Two Critiques of the UDHR
There is first of all the calling into question of the predominantly secular
character of the Declaration. A cloak of silence was thrown over the question
of religion, not only because of reasons of universal appeal, but also
because of the vast diversity of religious sentiment and the complications
of having to deal with it. When the Declaration was drafted, it was generally
felt that religions by their exclusive and absolute nature tend to be
divisive and conflict-producing forces. Not only was there a difference
of opinion among the drafters as to whether HR ought to be regarded as
sacred, there was also dissension as to the grounds of any purported sacredness.
As a way of abstracting from such debates, the preamble to the Declaration
indicates that “human dignity” was chosen as the foundational concept
on which the notion of HR was based, without further inquiries into where
that dignity came from and why that dignity ought to be protected with
rights. On what grounds do human beings have rights in the first place?
And if it is argued that human rights are not intrinsic but merely instrumental
entitlements that humans carry, why should we take them at all seriously?
In recent times, these questions have been asked not just by Islamic traditionalists,
who are very skeptical of Western notions of human autonomy and of the
secularism that goes along with it, but also by religious thinkers in
the West. Thus, for example, Michael Perry argues that the idea of human
rights is “ineliminably religious” in so far as it rests on the belief
of the sacredness of persons, a sacredness which warrants the protection
of human dignity by rights.5 And Max Stackhouse contends that “without
the impetus of theological insight, human rights concepts would not have
come to their current widespread recognition and that they are likely
to fade over time if they are not anchored in a universal, context-transcending
metaphysical reality.”6 To the extent to which the Declaration makes man
the measure of all things while nature and God are completely ignored,
these thinkers see disturbing evidence of idolatry, a situation of humanity
worshipping itself.
That this critique is not just a theological nicety, but one that has serious practical consequences, may be seen by revisiting the Salman Rushdie affair. This controversy played out in the West, by and large, as a straightforward instance of a clash of secular freedom versus religious authoritarianism, a case of fundamental freedom of expression thwarted by theocratic rule. But this characterization is a simplistic and quite unsatisfactory account of the issues involved. For one thing, it puts religious sensitivities unqualifiedly in the camp of theocracy and authoritarianism, ignoring the fact that many religious Muslims who found The Satanic Verses deeply offensive nonetheless decried the harshness of Ayatollah Khomeini’s fatwa, or death warrant.

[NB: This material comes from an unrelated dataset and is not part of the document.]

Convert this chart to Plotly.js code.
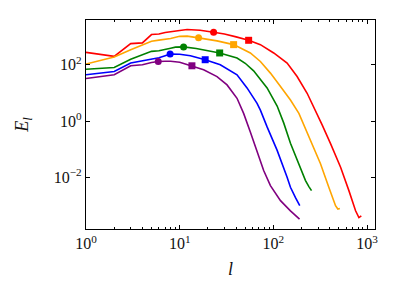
<!DOCTYPE html>
<html>
<head>
<meta charset="utf-8">
<script src="https://cdn.plot.ly/plotly-3.0.1.min.js"></script>
<style>html,body{margin:0;padding:0;background:#fff;}#chart{width:399px;height:299px;}</style>
</head>
<body>
<div id="chart"></div>
<script>
// ---- data ----
const seriesColors = ['red', 'orange', 'green', 'blue', 'purple'];

const lRed = [1,2,3,4,5,6,7,8,9,10,12,16.5,23,30,40,54.4,72.6,100.7,140,179,229,281,332,407,521,639,753,817,867];
const eRed = [275,198,562,596,1180,1227,1390,1510,1570,1637,1778,1680,1426,1227,975,738,518,262,115,38.2,9.75,2.47,0.72,0.16,0.0233,0.00343,0.00066,0.00038,0.00044];

const lOrange = [1,2,3,4,5,6,7,8,10,12,15.9,25,37.6,44.4,56.7,72.6,92.9,119,152,187,211,249,318,390,460,487,512];
const eOrange = [106,188,343,518,679,750,814,849,1020,1040,900,702,518,394,262,131,50.6,16.8,5.62,1.88,0.72,0.21,0.0309,0.00451,0.001,0.00076,0.0008];

const lGreen = [1,2,3,4,5,6,7,8,9,10,11,15,26.7,40.9,50,61.5,72.6,85.6,109.6,129,152,194,220,239,255];
const eGreen = [69,80,157,227,299,316,343,388,422,435,430,380,262,173,113,61,31.6,15.1,3.43,0.85,0.164,0.021,0.0078,0.00477,0.00343];

const lBlue = [1,2,3,4,5,6,7,7.9,10,13,18.7,27.1,40.9,52.3,66.9,72.6,85.6,109.6,140,152,172,191];
const eBlue = [44,57.7,115,139,160,178,210,241,237,210,151,100,44,15.1,4.28,2.47,0.625,0.092,0.0103,0.0045,0.00193,0.001];

const lPurple = [1,2,3,4,5,5.9,7,8,10,13.5,18,25,32,40.9,48.1,56.7,66.9,78.7,92.9,119,152,190];
const ePurple = [32.4,44,92,100,121,131,133,133,123,92,66.3,38.2,19.3,6.47,1.88,0.415,0.085,0.0178,0.00518,0.00151,0.00066,0.000335];

const circleL = [23, 15.9, 11, 7.9, 5.9];
const circleE = [1426, 900, 430, 241, 131];
const squareL = [54.4, 37.6, 26.7, 18.7, 13.5];
const squareE = [738, 518, 262, 151, 92];

const xTickVals = [1, 10, 100, 1000];
const xTickText = ['10<sup>0</sup>', '10<sup>1</sup>', '10<sup>2</sup>', '10<sup>3</sup>'];
const yTickVals = [0.01, 1, 100];
const yTickText = ['10<sup>\u22122</sup>', '10<sup>0</sup>', '10<sup>2</sup>'];

// ---- build traces ----
const lines = [[lRed,eRed],[lOrange,eOrange],[lGreen,eGreen],[lBlue,eBlue],[lPurple,ePurple]];
const traces = [];
lines.forEach((s, i) => {
  traces.push({x: s[0], y: s[1], mode: 'lines', type: 'scatter',
    line: {color: seriesColors[i], width: 1.6}, hoverinfo: 'skip', showlegend: false});
});
seriesColors.forEach((c, i) => {
  traces.push({x: [circleL[i], squareL[i]], y: [circleE[i], squareE[i]], mode: 'markers', type: 'scatter',
    marker: {color: c, size: 7, symbol: ['circle', 'square'], line: {width: 0}}, showlegend: false});
});

const minorX = [];
for (let d = 1; d <= 1000; d *= 10) for (let k = 2; k <= 9; k++) minorX.push(k * d);

const fam = '"Liberation Serif", "DejaVu Serif", serif';
const layout = {
  width: 399, height: 299,
  margin: {l: 86, r: 24.3, t: 20.3, b: 70.3},
  paper_bgcolor: '#fff', plot_bgcolor: '#fff',
  font: {family: fam, size: 16, color: '#111'},
  showlegend: false,
  xaxis: {
    type: 'log', range: [0, 3.084], tickvals: xTickVals, ticktext: xTickText,
    tickfont: {family: fam, size: 16, color: '#111'},
    ticks: 'inside', ticklen: 4, tickwidth: 1, tickcolor: '#000',
    showline: true, linecolor: '#000', linewidth: 1.2, mirror: 'ticks',
    showgrid: false, zeroline: false,
    minor: {tickvals: minorX, ticks: 'inside', ticklen: 2, tickwidth: 1, tickcolor: '#000', showgrid: false},
    title: {text: '<i>l</i>', font: {family: fam, size: 18, color: '#111'}, standoff: 11}
  },
  yaxis: {
    type: 'log', range: [-3.826, 3.588], tickvals: yTickVals, ticktext: yTickText,
    tickfont: {family: fam, size: 16, color: '#111'},
    ticks: 'inside', ticklen: 4, tickwidth: 1, tickcolor: '#000',
    showline: true, linecolor: '#000', linewidth: 1.2, mirror: 'ticks',
    showgrid: false, zeroline: false,
    title: {text: '<i>E</i><sub><i>l</i></sub>', font: {family: fam, size: 18, color: '#111'}, standoff: 20}
  }
};

Plotly.newPlot('chart', traces, layout, {staticPlot: true, displayModeBar: false});
</script>
</body>
</html>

For another, it absolutizes the notion of artistic freedom of expression and allows that freedom in all cases to trump religious sentiment relating to the sacredness of texts and figures. From an HR standpoint, it may be asked why the freedom of expression of one individual ought to be given priority over the spiritual sensibilities and feelings of an entire religious group numbering more than one billion people.
That these are not ephemeral matters was demonstrated yet again in the recent case involving the publication of incendiary cartoons about the Prophet Mohammed in a Danish newspaper. There are significant differences between the two cases: Rushdie is a Muslim himself, and the offensive passages in The Satanic Verses constituted a very small segment of a large novel and were justified by him as being necessary for his artistic purposes. By contrast, the publication of the cartoons by non-Muslims was entirely gratuitous and deliberately intended to provoke and perhaps to offend. In Islam, representations of all prophets are forbidden as a way of safeguarding the transcendence of the Divine. To organize a competition for satirical cartoons of the Prophet and then to publish the most offensive entries is to pervert the principle of freedom of speech and to overlook the fact that this freedom is by no means unqualified even in the West. It is beyond the scope of this essay to the complexities of the nature and limits of the principle of free speech, but it is widely accepted, even in the most liberal circles, that the right to freedom of expression is not absolute. In cases where speech or expression causes harm or offence to others, as in “hate speech,” the consensus of opinion is that some form of regulation or censorship is justified. Nonetheless, secular opinion generally seems to hold that the original publication of the cartoons and their subsequent reproductions in other media outlets are justified on the grounds of freedom of expression, and regards all protests as marks of religious extremism.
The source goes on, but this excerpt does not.